PROVIDED DATA:
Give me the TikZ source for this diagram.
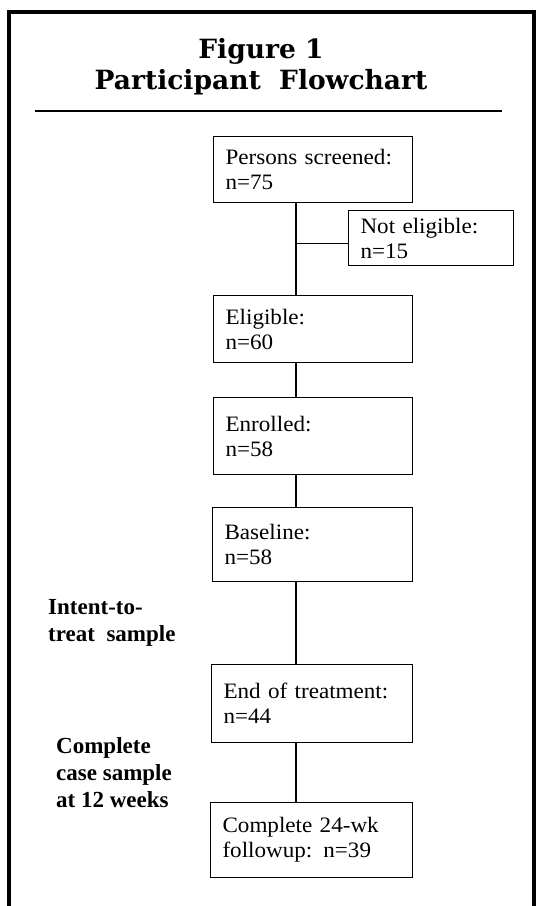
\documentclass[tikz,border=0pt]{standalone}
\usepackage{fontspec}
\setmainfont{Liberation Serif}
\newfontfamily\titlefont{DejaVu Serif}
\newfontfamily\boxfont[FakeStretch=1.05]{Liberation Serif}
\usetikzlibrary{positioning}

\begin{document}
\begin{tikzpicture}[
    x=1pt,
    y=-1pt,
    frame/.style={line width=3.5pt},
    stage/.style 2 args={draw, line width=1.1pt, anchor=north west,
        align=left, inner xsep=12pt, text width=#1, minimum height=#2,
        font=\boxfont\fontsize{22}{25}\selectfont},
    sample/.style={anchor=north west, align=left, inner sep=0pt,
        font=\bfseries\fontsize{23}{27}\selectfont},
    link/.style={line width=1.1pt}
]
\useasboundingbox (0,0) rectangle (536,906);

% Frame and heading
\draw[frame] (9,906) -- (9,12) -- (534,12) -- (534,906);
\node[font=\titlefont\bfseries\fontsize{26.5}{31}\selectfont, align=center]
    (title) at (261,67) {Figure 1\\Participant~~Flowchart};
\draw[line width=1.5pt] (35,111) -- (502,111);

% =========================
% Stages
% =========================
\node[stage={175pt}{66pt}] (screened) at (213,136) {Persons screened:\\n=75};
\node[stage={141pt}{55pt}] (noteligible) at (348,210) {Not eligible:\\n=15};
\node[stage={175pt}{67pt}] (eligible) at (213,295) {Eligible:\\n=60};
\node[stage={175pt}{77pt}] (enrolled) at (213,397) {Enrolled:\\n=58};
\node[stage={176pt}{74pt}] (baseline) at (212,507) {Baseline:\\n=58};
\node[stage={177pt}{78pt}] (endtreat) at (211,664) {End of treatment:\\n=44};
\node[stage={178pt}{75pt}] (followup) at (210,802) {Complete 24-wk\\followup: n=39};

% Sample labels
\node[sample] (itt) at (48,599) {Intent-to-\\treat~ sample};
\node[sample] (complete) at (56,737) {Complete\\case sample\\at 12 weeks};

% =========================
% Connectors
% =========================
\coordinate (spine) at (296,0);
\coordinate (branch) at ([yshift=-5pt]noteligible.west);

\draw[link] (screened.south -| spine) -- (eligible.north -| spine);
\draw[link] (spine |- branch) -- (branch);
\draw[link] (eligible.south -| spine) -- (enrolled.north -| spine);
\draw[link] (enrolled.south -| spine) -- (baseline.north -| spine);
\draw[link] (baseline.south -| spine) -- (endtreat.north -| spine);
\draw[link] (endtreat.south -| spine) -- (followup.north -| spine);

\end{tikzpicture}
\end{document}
* * *
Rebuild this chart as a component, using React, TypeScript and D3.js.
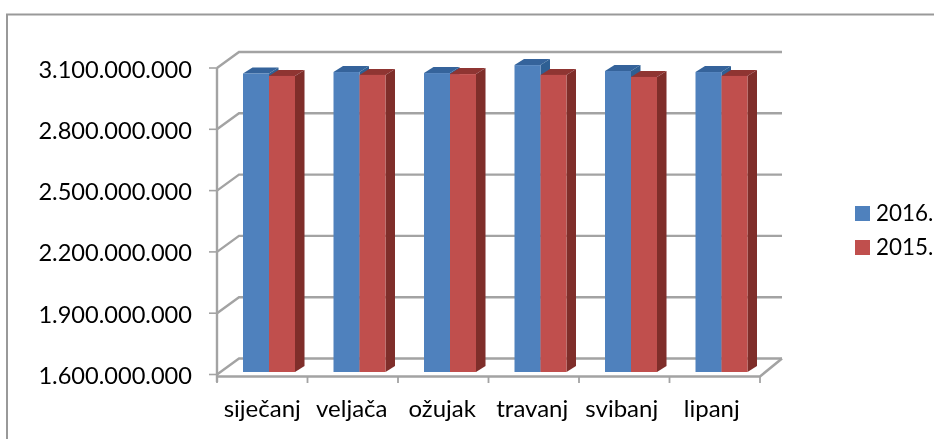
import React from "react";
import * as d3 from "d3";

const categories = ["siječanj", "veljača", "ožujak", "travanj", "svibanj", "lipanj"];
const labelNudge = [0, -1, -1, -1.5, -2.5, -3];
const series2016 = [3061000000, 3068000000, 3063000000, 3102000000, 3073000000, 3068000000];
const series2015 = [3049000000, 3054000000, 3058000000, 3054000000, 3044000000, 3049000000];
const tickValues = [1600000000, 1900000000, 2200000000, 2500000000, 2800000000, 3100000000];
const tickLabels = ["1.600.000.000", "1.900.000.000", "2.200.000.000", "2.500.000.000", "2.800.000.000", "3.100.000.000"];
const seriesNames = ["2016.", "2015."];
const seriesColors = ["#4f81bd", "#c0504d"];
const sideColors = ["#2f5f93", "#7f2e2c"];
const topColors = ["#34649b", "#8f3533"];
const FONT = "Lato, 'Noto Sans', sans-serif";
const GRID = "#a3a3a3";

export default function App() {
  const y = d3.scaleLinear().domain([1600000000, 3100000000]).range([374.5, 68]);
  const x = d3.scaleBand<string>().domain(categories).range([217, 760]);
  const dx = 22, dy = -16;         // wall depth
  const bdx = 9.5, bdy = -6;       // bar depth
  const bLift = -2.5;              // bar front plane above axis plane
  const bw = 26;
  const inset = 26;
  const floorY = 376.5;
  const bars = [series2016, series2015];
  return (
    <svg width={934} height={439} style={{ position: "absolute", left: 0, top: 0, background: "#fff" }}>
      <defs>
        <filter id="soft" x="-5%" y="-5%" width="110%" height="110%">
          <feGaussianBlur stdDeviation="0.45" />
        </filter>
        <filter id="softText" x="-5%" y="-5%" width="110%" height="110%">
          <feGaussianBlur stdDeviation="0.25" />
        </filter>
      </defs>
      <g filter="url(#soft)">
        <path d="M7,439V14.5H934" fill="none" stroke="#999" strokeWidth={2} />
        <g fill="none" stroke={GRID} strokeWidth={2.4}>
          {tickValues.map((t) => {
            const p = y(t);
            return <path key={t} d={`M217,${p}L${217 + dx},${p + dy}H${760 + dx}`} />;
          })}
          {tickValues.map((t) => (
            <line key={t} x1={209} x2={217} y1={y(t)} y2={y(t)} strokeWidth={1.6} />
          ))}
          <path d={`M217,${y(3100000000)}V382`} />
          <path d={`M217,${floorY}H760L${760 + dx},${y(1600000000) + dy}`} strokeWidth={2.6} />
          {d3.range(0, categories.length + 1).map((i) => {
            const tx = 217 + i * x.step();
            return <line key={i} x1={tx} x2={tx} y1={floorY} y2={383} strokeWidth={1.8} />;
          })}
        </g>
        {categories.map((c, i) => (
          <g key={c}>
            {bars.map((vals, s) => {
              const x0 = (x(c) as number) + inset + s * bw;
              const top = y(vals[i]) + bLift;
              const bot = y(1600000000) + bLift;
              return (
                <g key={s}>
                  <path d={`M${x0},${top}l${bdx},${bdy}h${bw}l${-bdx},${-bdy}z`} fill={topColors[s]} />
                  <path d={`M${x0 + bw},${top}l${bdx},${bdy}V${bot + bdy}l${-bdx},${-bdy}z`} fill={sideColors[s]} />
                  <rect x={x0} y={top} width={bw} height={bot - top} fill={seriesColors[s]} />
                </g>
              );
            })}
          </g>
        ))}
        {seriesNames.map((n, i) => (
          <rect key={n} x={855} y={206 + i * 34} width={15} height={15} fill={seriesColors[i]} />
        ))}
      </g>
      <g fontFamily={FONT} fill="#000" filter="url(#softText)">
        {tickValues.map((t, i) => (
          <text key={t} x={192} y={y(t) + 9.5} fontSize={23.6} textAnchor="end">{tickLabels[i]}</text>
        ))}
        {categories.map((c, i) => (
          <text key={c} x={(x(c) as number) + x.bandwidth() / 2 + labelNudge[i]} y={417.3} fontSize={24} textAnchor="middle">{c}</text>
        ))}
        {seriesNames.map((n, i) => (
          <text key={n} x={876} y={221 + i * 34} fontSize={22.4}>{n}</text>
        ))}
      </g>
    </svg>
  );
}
* * *
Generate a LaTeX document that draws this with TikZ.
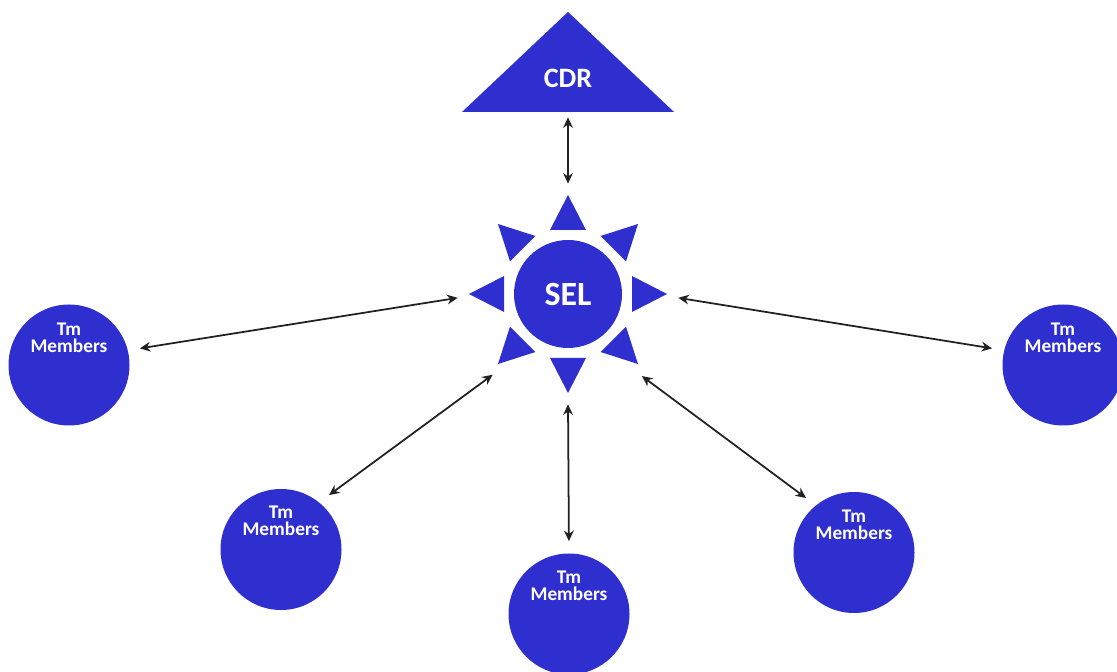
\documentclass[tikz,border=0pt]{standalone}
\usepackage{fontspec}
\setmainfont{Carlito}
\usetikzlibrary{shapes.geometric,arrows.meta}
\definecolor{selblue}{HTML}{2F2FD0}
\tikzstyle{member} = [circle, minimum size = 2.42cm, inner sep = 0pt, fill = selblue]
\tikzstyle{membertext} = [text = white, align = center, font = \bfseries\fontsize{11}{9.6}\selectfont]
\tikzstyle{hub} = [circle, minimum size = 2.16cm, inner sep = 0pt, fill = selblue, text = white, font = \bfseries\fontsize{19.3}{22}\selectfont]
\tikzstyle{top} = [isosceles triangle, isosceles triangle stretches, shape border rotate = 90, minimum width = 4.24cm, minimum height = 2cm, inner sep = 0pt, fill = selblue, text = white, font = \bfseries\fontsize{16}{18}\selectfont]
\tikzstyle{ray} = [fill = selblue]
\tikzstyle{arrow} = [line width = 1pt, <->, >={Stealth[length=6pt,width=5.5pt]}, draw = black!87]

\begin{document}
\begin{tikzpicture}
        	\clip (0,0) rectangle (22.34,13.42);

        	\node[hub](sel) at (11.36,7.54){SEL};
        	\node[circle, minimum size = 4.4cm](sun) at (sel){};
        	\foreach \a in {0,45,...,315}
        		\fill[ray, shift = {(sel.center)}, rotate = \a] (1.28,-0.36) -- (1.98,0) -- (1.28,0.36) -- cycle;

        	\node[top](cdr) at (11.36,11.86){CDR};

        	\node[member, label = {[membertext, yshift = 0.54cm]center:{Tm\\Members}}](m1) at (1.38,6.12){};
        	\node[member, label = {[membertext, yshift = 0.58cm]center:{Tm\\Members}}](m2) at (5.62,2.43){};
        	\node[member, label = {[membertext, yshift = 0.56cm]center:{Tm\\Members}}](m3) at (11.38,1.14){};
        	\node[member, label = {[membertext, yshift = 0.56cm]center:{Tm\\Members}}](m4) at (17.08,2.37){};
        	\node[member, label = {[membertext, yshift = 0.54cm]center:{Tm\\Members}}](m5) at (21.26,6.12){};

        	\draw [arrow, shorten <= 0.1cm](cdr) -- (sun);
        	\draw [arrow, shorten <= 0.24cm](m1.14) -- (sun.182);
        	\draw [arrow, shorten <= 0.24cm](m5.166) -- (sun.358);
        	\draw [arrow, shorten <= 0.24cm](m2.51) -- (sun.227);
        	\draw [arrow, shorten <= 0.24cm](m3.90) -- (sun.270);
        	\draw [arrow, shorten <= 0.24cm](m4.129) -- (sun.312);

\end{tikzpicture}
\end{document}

DIRECTIVE: Above are the records. Copy word for word only their lines from the one holding "Give me the TikZ source for this diagram." through the one holding "(complete) at (56,737)", both included, and skip the images.

EXPECTED ANSWER:
Give me the TikZ source for this diagram.
\documentclass[tikz,border=0pt]{standalone}
\usepackage{fontspec}
\setmainfont{Liberation Serif}
\newfontfamily\titlefont{DejaVu Serif}
\newfontfamily\boxfont[FakeStretch=1.05]{Liberation Serif}
\usetikzlibrary{positioning}

\begin{document}
\begin{tikzpicture}[
    x=1pt,
    y=-1pt,
    frame/.style={line width=3.5pt},
    stage/.style 2 args={draw, line width=1.1pt, anchor=north west,
        align=left, inner xsep=12pt, text width=#1, minimum height=#2,
        font=\boxfont\fontsize{22}{25}\selectfont},
    sample/.style={anchor=north west, align=left, inner sep=0pt,
        font=\bfseries\fontsize{23}{27}\selectfont},
    link/.style={line width=1.1pt}
]
\useasboundingbox (0,0) rectangle (536,906);

% Frame and heading
\draw[frame] (9,906) -- (9,12) -- (534,12) -- (534,906);
\node[font=\titlefont\bfseries\fontsize{26.5}{31}\selectfont, align=center]
    (title) at (261,67) {Figure 1\\Participant~~Flowchart};
\draw[line width=1.5pt] (35,111) -- (502,111);

% =========================
% Stages
% =========================
\node[stage={175pt}{66pt}] (screened) at (213,136) {Persons screened:\\n=75};
\node[stage={141pt}{55pt}] (noteligible) at (348,210) {Not eligible:\\n=15};
\node[stage={175pt}{67pt}] (eligible) at (213,295) {Eligible:\\n=60};
\node[stage={175pt}{77pt}] (enrolled) at (213,397) {Enrolled:\\n=58};
\node[stage={176pt}{74pt}] (baseline) at (212,507) {Baseline:\\n=58};
\node[stage={177pt}{78pt}] (endtreat) at (211,664) {End of treatment:\\n=44};
\node[stage={178pt}{75pt}] (followup) at (210,802) {Complete 24-wk\\followup: n=39};

% Sample labels
\node[sample] (itt) at (48,599) {Intent-to-\\treat~ sample};
\node[sample] (complete) at (56,737) {Complete\\case sample\\at 12 weeks};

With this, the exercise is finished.